Istat: Pil 2018 a +1,4%, ma rischi; produttività metà di big Ue

In foto Giorgio Alleva

Milano, 22 mag. (LaPresse) –

L’Istat non fa marcia indietro rispetto alle previsioni di novembre e per il 2018 stima una crescita del Pil italiano dell’1,4% dopo l’1,5% del 2017.

Nel report sulle prospettive dell’economia del Belpaese per l’anno in corso, l’istituto di statistica spiega che il quadro attuale presenta “alcuni rischi al ribasso” su commercio internazionale e prezzi del petrolio. Buone prospettive invece per quanto riguarda la disoccupazione, destinata a diminuire, anche se lentamente, fino al 10,8%, nonostante l’Italia resti indietro per produttività rispetto agli ‘big’ Ue.

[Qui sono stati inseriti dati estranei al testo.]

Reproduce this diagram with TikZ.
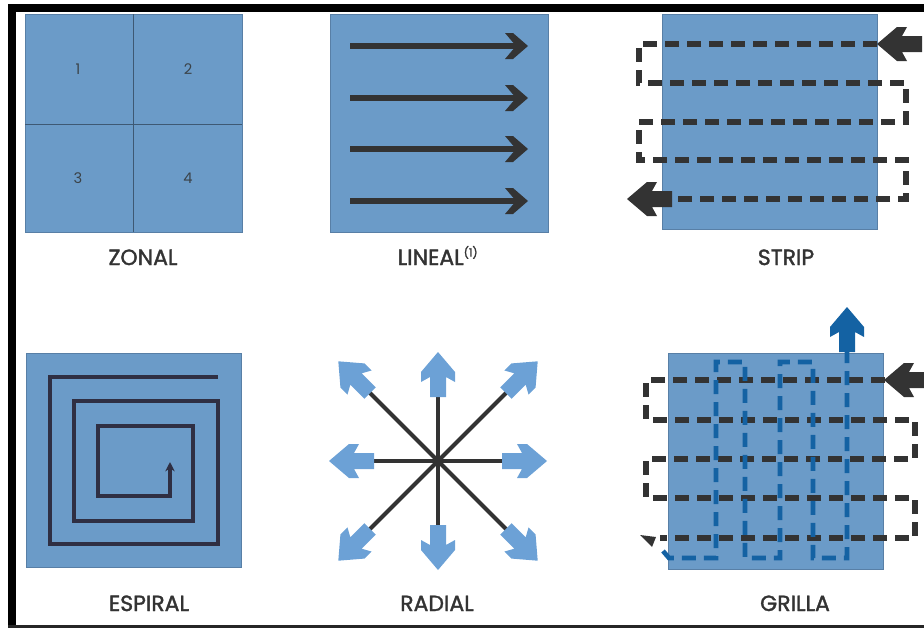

Secondo l’Istat il Pil è minacciato da una “più moderata evoluzione del commercio internazionale” e un aumento “più accentuato del prezzo del petrolio”. Gli effetti di uno scenario con un “rallentamento del commercio mondiale, pari a 0,5 punti percentuali associato ad un incremento del 10% del prezzo del Brent”, porterebbero a una minore crescita del Pil pari a “0,2 punti percentuali”, quindi all’1,2%.

La crescita sarà sostenuta dall’andamento positivo della domanda interna. Il contributo dei consumi alle famiglie segnerà una lieve riduzione, rallentando all’1,2%, ma sarà bilanciato dall’aumento degli investimenti. Ritmi lievemente più accentuati riguarderanno il processo di ricostituzione dello stock di capitale, sostenuto sia dalle misure di politica economica sia dalle condizioni favorevoli sul mercato del credito per il proseguimento della politica espansiva della Bce. La crescita dei consumi continuerà invece a essere supportata dai miglioramenti del mercato del lavoro.

Le buone notizie riguardano innanzitutto l’occupazione, che registrerà un aumento dello 0,8% in termini di unità di lavoro. Mentre una “progressiva, ma lenta” diminuzione del tasso di disoccupazione non garantirà all’Italia di stare al passo con l’Europa. La produttività del Belpaese, infatti, salirà dello 0,6% a fronte di un aumento dell’1,3% per la Germania e dell’1,2% per la Francia. Secondo l’istituto di statistica, il divario sottolinea la necessità di politiche e strategie d’impresa in grado “di accelerare la transizione del sistema produttivo italiano verso un modello di sviluppo basato sulla conoscenza”, attraverso una spinta verso digitale e all’innovazione e “una maggiore valorizzazione del capitale umano”.

I numeri non rassicurano consumatori e commercianti. Per Federconsumatori le previsioni dell’istituto di statistica non trovano riscontro con l’economia reale e sono “ancora numerose” le famiglie che “vivono ancora in situazioni di profondo disagio”. Inoltre, secondo l’associazione, “la mancanza di lavoro continua a rappresentare il nodo della questione. Anche per Confesercenti “la ripresa rallenta” e rischia “di incepparsi” se “non verranno disattivate le clausole di salvaguardia”. L’associazione afferma che se le aliquote Iva aumentassero si perderebbero circa 11 miliardi e mezzo di crescita. La Coldiretti sostiene che gli aumenti dell’Iva rischiano “di alimentare una spirale recessiva in una situazione segnata dalla frenata nella crescita dei consumi e dalle prospettive dell’inflazione in ripresa”.